■ **DIRECTION**
In the material below, identify each line bearing the word "with". Reproduce those lines.

■ **STORED DATA**
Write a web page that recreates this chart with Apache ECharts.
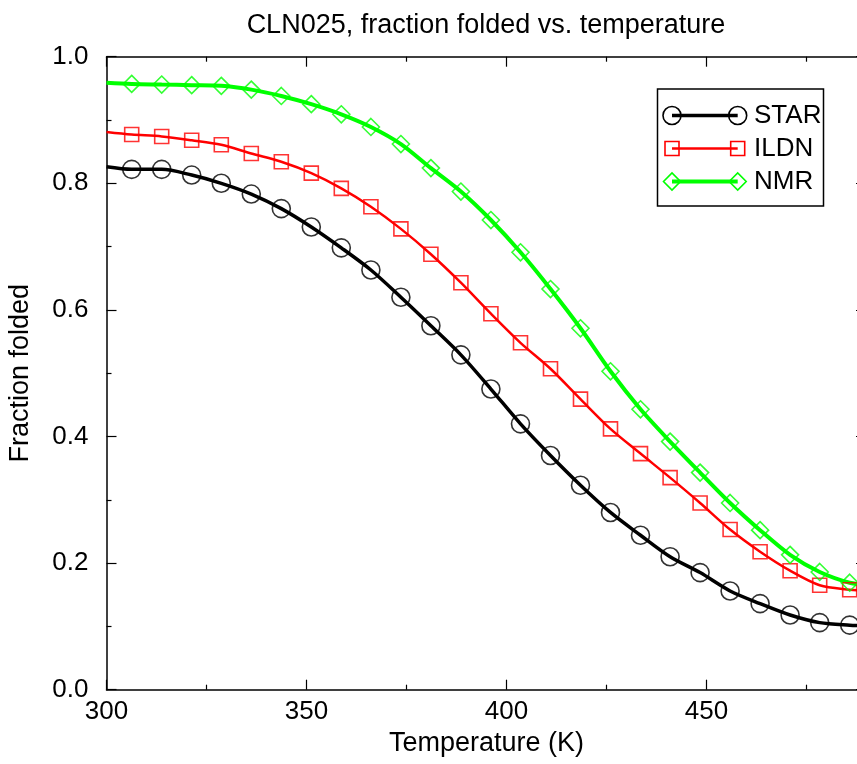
<!DOCTYPE html>
<html>
<head>
<meta charset="utf-8">
<title>CLN025, fraction folded vs. temperature</title>
<script src="https://cdn.jsdelivr.net/npm/echarts@6/dist/echarts.min.js"></script>
<style>
    html, body { margin: 0; padding: 0; background: #fff; }
    #main { width: 857px; height: 764px; }
</style>
</head>
<body>
<div id="main"></div>
<script type="text/javascript">
    // replica temperatures (K)
    var temps = [306.3, 313.8, 321.3, 328.7, 336.2, 343.7, 351.2, 358.7, 366.1, 373.6, 381.1, 388.6, 396.1,
                 403.5, 411.0, 418.5, 426.0, 433.5, 440.9, 448.4, 455.9, 463.4, 470.9, 478.3, 485.8];
    var star = [0.822, 0.822, 0.813, 0.800, 0.783, 0.760, 0.731, 0.698, 0.663, 0.620, 0.575, 0.529, 0.475,
                0.420, 0.370, 0.323, 0.280, 0.244, 0.210, 0.185, 0.156, 0.136, 0.118, 0.106, 0.102];
    var ildn = [0.877, 0.874, 0.868, 0.861, 0.847, 0.834, 0.816, 0.792, 0.763, 0.728, 0.688, 0.643, 0.594,
                0.548, 0.507, 0.459, 0.412, 0.373, 0.335, 0.295, 0.253, 0.218, 0.188, 0.165, 0.158];
    var nmr = [0.957, 0.956, 0.955, 0.954, 0.948, 0.938, 0.925, 0.909, 0.889, 0.862, 0.824, 0.787, 0.742,
               0.691, 0.633, 0.571, 0.503, 0.443, 0.392, 0.343, 0.295, 0.252, 0.213, 0.186, 0.169];
    // fitted curves run out to the frame edges
    var edgeT = [300, 490];
    var starEdge = [0.826, 0.101];
    var ildnEdge = [0.881, 0.156];
    var nmrEdge = [0.959, 0.166];

    var FONT = "'Liberation Sans', Arial, sans-serif";

    function points(ys) {
        return temps.map(function (t, i) { return [t, ys[i]]; });
    }
    function curve(ys, edge) {
        return [[edgeT[0], edge[0]]].concat(points(ys), [[edgeT[1], edge[1]]]);
    }

    var sets = [
        { name: 'STAR', ys: star, edge: starEdge, color: '#000000', lw: 3.5, symbol: 'circle', size: 18 },
        { name: 'ILDN', ys: ildn, edge: ildnEdge, color: '#ff0000', lw: 2.5, symbol: 'rect', size: 14 },
        { name: 'NMR', ys: nmr, edge: nmrEdge, color: '#00ff00', lw: 4, symbol: 'diamond', size: 17 }
    ];

    var series = [];
    sets.forEach(function (s) {
        series.push({
            name: s.name, type: 'line', data: curve(s.ys, s.edge),
            showSymbol: false, smooth: 0.3,
            lineStyle: { color: s.color, width: s.lw }, z: 2, silent: true
        });
        series.push({
            name: s.name, type: 'scatter', data: points(s.ys),
            symbol: s.symbol, symbolSize: s.size,
            itemStyle: { color: 'transparent', borderColor: s.color, borderWidth: 1.6 }, z: 3
        });
    });

    // gnuplot style key: line with a marker at each end
    var graphic = [{
        type: 'rect', shape: { x: 657.5, y: 89, width: 166, height: 117 },
        style: { fill: '#fff', stroke: '#000', lineWidth: 1.5 }, z: 10
    }];
    sets.forEach(function (s, i) {
        var y = 115.5 + i * 33;
        graphic.push({ type: 'line', shape: { x1: 672, y1: y, x2: 737.7, y2: y },
            style: { stroke: s.color, lineWidth: s.lw }, z: 11 });
        [672, 737.7].forEach(function (x) {
            var mk = { style: { fill: 'none', stroke: s.color, lineWidth: 1.6 }, z: 12 };
            if (s.symbol === 'circle') { mk.type = 'circle'; mk.shape = { cx: x, cy: y, r: 9 }; }
            else if (s.symbol === 'rect') { mk.type = 'rect'; mk.shape = { x: x - 7, y: y - 7, width: 14, height: 14 }; }
            else { mk.type = 'polygon'; mk.shape = { points: [[x - 8.5, y], [x, y - 8.5], [x + 8.5, y], [x, y + 8.5]] }; }
            graphic.push(mk);
        });
        graphic.push({ type: 'text', z: 12,
            style: { text: s.name, x: 754, y: y, font: '26px ' + FONT, fill: '#000',
                     verticalAlign: 'middle', textVerticalAlign: 'middle' } });
    });

    var axisLine = { onZero: false, lineStyle: { color: '#000', width: 1.5 } };
    var tick = { inside: true, length: 10, lineStyle: { color: '#000', width: 1.2 } };
    var minor = { show: true, splitNumber: 2, length: 5, lineStyle: { color: '#000', width: 1.2 } };

    var chart = echarts.init(document.getElementById('main'), null, { renderer: 'canvas' });
    var option = {
        animation: false,
        backgroundColor: '#fff',
        textStyle: { fontFamily: FONT },
        title: {
            text: 'CLN025, fraction folded vs. temperature',
            left: 486, top: 12, textAlign: 'center', padding: 0,
            textStyle: { fontFamily: FONT, fontSize: 27, fontWeight: 'normal', color: '#000' }
        },
        grid: { left: 106.5, top: 56.7, right: -49.5, bottom: 74.3, containLabel: false, outerBoundsMode: 'none' },
        xAxis: [{
            type: 'value', position: 'bottom', min: 300, max: 500, interval: 50,
            name: 'Temperature (K)', nameLocation: 'middle', nameGap: 34,
            nameTextStyle: { fontFamily: FONT, fontSize: 27, color: '#000', padding: [0, 40, 0, 0] },
            axisLine: axisLine, axisTick: tick, minorTick: minor,
            splitLine: { show: false }, minorSplitLine: { show: false },
            axisLabel: { fontFamily: FONT, fontSize: 26, color: '#000', margin: 9, showMaxLabel: false }
        }, {
            type: 'value', position: 'top', min: 300, max: 500, interval: 50,
            axisLine: axisLine, axisTick: tick, minorTick: minor,
            splitLine: { show: false }, axisLabel: { show: false }
        }],
        yAxis: [{
            type: 'value', position: 'left', min: 0, max: 1, interval: 0.2,
            name: 'Fraction folded', nameLocation: 'middle', nameGap: 72,
            nameTextStyle: { fontFamily: FONT, fontSize: 27, color: '#000' },
            axisLine: axisLine, axisTick: tick, minorTick: minor,
            splitLine: { show: false }, minorSplitLine: { show: false },
            axisLabel: { fontFamily: FONT, fontSize: 26, color: '#000', margin: 18,
                formatter: function (v) { return v.toFixed(1); } }
        }, {
            type: 'value', position: 'right', offset: -40.5, min: 0, max: 1, interval: 0.2,
            axisLine: axisLine, axisTick: tick, minorTick: minor,
            splitLine: { show: false }, axisLabel: { show: false }
        }],
        graphic: graphic,
        series: series
    };
    chart.setOption(option);
</script>
</body>
</html>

■ **RESPONSE TO THE TASK**
Write a web page that recreates this chart with Apache ECharts.
    // gnuplot style key: line with a marker at each end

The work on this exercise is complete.